[WHAT THE EXERCISE ASKS]:
Pictures stay out of the copy; restate everything else in the material exactly.
╭─ DATA LINES
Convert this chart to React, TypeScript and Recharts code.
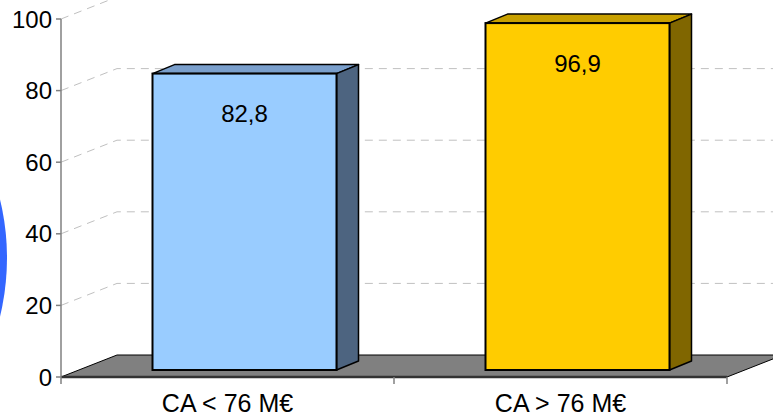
// Histogramme 3D — CA < 76 M€ / CA > 76 M€
import { BarChart, Bar, XAxis, YAxis, CartesianGrid } from 'recharts'

const categories = ['CA < 76 M€', 'CA > 76 M€']
const values = [82.8, 96.9]
const yTicks = [0, 20, 40, 60, 80, 100]

const data = categories.map((name, i) => ({ name, value: values[i] }))

// couleurs façon Excel : face, dessus, côté
const palette = [
  { front: '#99ccff', top: '#7a9fcc', side: '#4d6480' },
  { front: '#ffcc00', top: '#c8a000', side: '#806600' },
]

const FONT = '"Liberation Sans", Arial, sans-serif'
const WALL = { dx: 56, dy: -22 } // profondeur du mur du fond
const SHIFT = { dx: 16.5, dy: -7 } // position de la face avant des barres
const DEPTH = { dx: 22, dy: -9 } // épaisseur des barres
const HALF_BAND = 166.5

const fmt = (v: number) => v.toFixed(1).replace('.', ',')

function Bar3D(props: any) {
  const { x, y, width: w, height: h, index, value } = props
  const c = palette[index % palette.length]
  const fx = x + SHIFT.dx
  const fy = y + SHIFT.dy
  const v = Array.isArray(value) ? value[1] : value
  return (
    <g>
      <polygon
        points={`${fx},${fy} ${fx + DEPTH.dx},${fy + DEPTH.dy} ${fx + w + DEPTH.dx},${fy + DEPTH.dy} ${fx + w},${fy}`}
        fill={c.top}
        stroke="#000"
        strokeWidth={1.5}
        strokeLinejoin="round"
      />
      <polygon
        points={`${fx + w},${fy} ${fx + w + DEPTH.dx},${fy + DEPTH.dy} ${fx + w + DEPTH.dx},${fy + h + DEPTH.dy} ${fx + w},${fy + h}`}
        fill={c.side}
        stroke="#000"
        strokeWidth={1.5}
        strokeLinejoin="round"
      />
      <rect x={fx} y={fy} width={w} height={h} fill={c.front} stroke="#000" strokeWidth={2} />
      <text x={fx + w / 2} y={fy + 40} textAnchor="middle" dominantBaseline="central" fontSize={24} fontFamily={FONT} fill="#000">
        {fmt(v)}
      </text>
    </g>
  )
}

function GridLine(props: any) {
  const { x1, y1, x2, index } = props
  if (index === 0) {
    // sol gris
    return (
      <polygon
        key={`floor-${index}`}
        points={`${x1},${y1} ${x1 + WALL.dx},${y1 + WALL.dy} ${x2 + WALL.dx},${y1 + WALL.dy} ${x2},${y1}`}
        fill="#808080"
        stroke="#000"
        strokeWidth={1}
      />
    )
  }
  return (
    <polyline
      key={`grid-${index}`}
      points={`${x1},${y1} ${x1 + WALL.dx},${y1 + WALL.dy} ${x2 + WALL.dx},${y1 + WALL.dy}`}
      fill="none"
      stroke="#c0c0c0"
      strokeWidth={1}
      strokeDasharray="8 6"
    />
  )
}

function CategoryTick(props: any) {
  const { x, y, payload, index } = props
  const last = index === categories.length - 1
  return (
    <g>
      <line x1={x - HALF_BAND} y1={y} x2={x - HALF_BAND} y2={y + 7} stroke="#808080" strokeWidth={1.5} />
      {last && <line x1={x + HALF_BAND} y1={y} x2={x + HALF_BAND} y2={y + 7} stroke="#808080" strokeWidth={1.5} />}
      <text x={x} y={y + 35} textAnchor="middle" fontSize={25} fontFamily={FONT} fill="#000">
        {payload.value}
      </text>
    </g>
  )
}

export default function App() {
  return (
    <div style={{ position: 'absolute', left: 0, top: 0, width: 773, height: 419, overflow: 'hidden', background: '#fff' }}>
      <div
        style={{
          position: 'absolute',
          left: -489,
          top: 10,
          width: 496,
          height: 496,
          borderRadius: '50%',
          background: '#3366ff',
        }}
      />
      <div style={{ position: 'absolute', left: 0, top: 0 }}>
        <BarChart width={773} height={419} data={data} margin={{ top: 19, right: 46, bottom: 0, left: 0 }} barSize={184}>
          <CartesianGrid vertical={false} horizontal={GridLine} horizontalValues={yTicks} />
          <XAxis
            dataKey="name"
            height={42}
            axisLine={{ stroke: '#333', strokeWidth: 2.5 }}
            tickLine={false}
            tickSize={0}
            tickMargin={0}
            tick={CategoryTick}
            interval={0}
          />
          <YAxis
            width={61}
            domain={[0, 100]}
            ticks={yTicks}
            interval={0}
            axisLine={{ stroke: '#808080', strokeWidth: 1.5 }}
            tickLine={{ stroke: '#808080', strokeWidth: 1.5 }}
            tickSize={5}
            tickMargin={4}
            tick={{ fill: '#000', fontSize: 24, fontFamily: FONT }}
          />
          <Bar dataKey="value" shape={Bar3D} isAnimationActive={false} />
        </BarChart>
      </div>
    </div>
  )
}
╰─
[TASK SOLUTION]:
Convert this chart to React, TypeScript and Recharts code.
// Histogramme 3D — CA < 76 M€ / CA > 76 M€
import { BarChart, Bar, XAxis, YAxis, CartesianGrid } from 'recharts'

const categories = ['CA < 76 M€', 'CA > 76 M€']
const values = [82.8, 96.9]
const yTicks = [0, 20, 40, 60, 80, 100]

const data = categories.map((name, i) => ({ name, value: values[i] }))

// couleurs façon Excel : face, dessus, côté
const palette = [
  { front: '#99ccff', top: '#7a9fcc', side: '#4d6480' },
  { front: '#ffcc00', top: '#c8a000', side: '#806600' },
]

const FONT = '"Liberation Sans", Arial, sans-serif'
const WALL = { dx: 56, dy: -22 } // profondeur du mur du fond
const SHIFT = { dx: 16.5, dy: -7 } // position de la face avant des barres
const DEPTH = { dx: 22, dy: -9 } // épaisseur des barres
const HALF_BAND = 166.5

const fmt = (v: number) => v.toFixed(1).replace('.', ',')

function Bar3D(props: any) {
  const { x, y, width: w, height: h, index, value } = props
  const c = palette[index % palette.length]
  const fx = x + SHIFT.dx
  const fy = y + SHIFT.dy
  const v = Array.isArray(value) ? value[1] : value
  return (
    <g>
      <polygon
        points={`${fx},${fy} ${fx + DEPTH.dx},${fy + DEPTH.dy} ${fx + w + DEPTH.dx},${fy + DEPTH.dy} ${fx + w},${fy}`}
        fill={c.top}
        stroke="#000"
        strokeWidth={1.5}
        strokeLinejoin="round"
      />
      <polygon
        points={`${fx + w},${fy} ${fx + w + DEPTH.dx},${fy + DEPTH.dy} ${fx + w + DEPTH.dx},${fy + h + DEPTH.dy} ${fx + w},${fy + h}`}
        fill={c.side}
        stroke="#000"
        strokeWidth={1.5}
        strokeLinejoin="round"
      />
      <rect x={fx} y={fy} width={w} height={h} fill={c.front} stroke="#000" strokeWidth={2} />
      <text x={fx + w / 2} y={fy + 40} textAnchor="middle" dominantBaseline="central" fontSize={24} fontFamily={FONT} fill="#000">
        {fmt(v)}
      </text>
    </g>
  )
}

function GridLine(props: any) {
  const { x1, y1, x2, index } = props
  if (index === 0) {
    // sol gris
    return (
      <polygon
        key={`floor-${index}`}
        points={`${x1},${y1} ${x1 + WALL.dx},${y1 + WALL.dy} ${x2 + WALL.dx},${y1 + WALL.dy} ${x2},${y1}`}
        fill="#808080"
        stroke="#000"
        strokeWidth={1}
      />
    )
  }
  return (
    <polyline
      key={`grid-${index}`}
      points={`${x1},${y1} ${x1 + WALL.dx},${y1 + WALL.dy} ${x2 + WALL.dx},${y1 + WALL.dy}`}
      fill="none"
      stroke="#c0c0c0"
      strokeWidth={1}
      strokeDasharray="8 6"
    />
  )
}

function CategoryTick(props: any) {
  const { x, y, payload, index } = props
  const last = index === categories.length - 1
  return (
    <g>
      <line x1={x - HALF_BAND} y1={y} x2={x - HALF_BAND} y2={y + 7} stroke="#808080" strokeWidth={1.5} />
      {last && <line x1={x + HALF_BAND} y1={y} x2={x + HALF_BAND} y2={y + 7} stroke="#808080" strokeWidth={1.5} />}
      <text x={x} y={y + 35} textAnchor="middle" fontSize={25} fontFamily={FONT} fill="#000">
        {payload.value}
      </text>
    </g>
  )
}

export default function App() {
  return (
    <div style={{ position: 'absolute', left: 0, top: 0, width: 773, height: 419, overflow: 'hidden', background: '#fff' }}>
      <div
        style={{
          position: 'absolute',
          left: -489,
          top: 10,
          width: 496,
          height: 496,
          borderRadius: '50%',
          background: '#3366ff',
        }}
      />
      <div style={{ position: 'absolute', left: 0, top: 0 }}>
        <BarChart width={773} height={419} data={data} margin={{ top: 19, right: 46, bottom: 0, left: 0 }} barSize={184}>
          <CartesianGrid vertical={false} horizontal={GridLine} horizontalValues={yTicks} />
          <XAxis
            dataKey="name"
            height={42}
            axisLine={{ stroke: '#333', strokeWidth: 2.5 }}
            tickLine={false}
            tickSize={0}
            tickMargin={0}
            tick={CategoryTick}
            interval={0}
          />
          <YAxis
            width={61}
            domain={[0, 100]}
            ticks={yTicks}
            interval={0}
            axisLine={{ stroke: '#808080', strokeWidth: 1.5 }}
            tickLine={{ stroke: '#808080', strokeWidth: 1.5 }}
            tickSize={5}
            tickMargin={4}
            tick={{ fill: '#000', fontSize: 24, fontFamily: FONT }}
          />
          <Bar dataKey="value" shape={Bar3D} isAnimationActive={false} />
        </BarChart>
      </div>
    </div>
  )
}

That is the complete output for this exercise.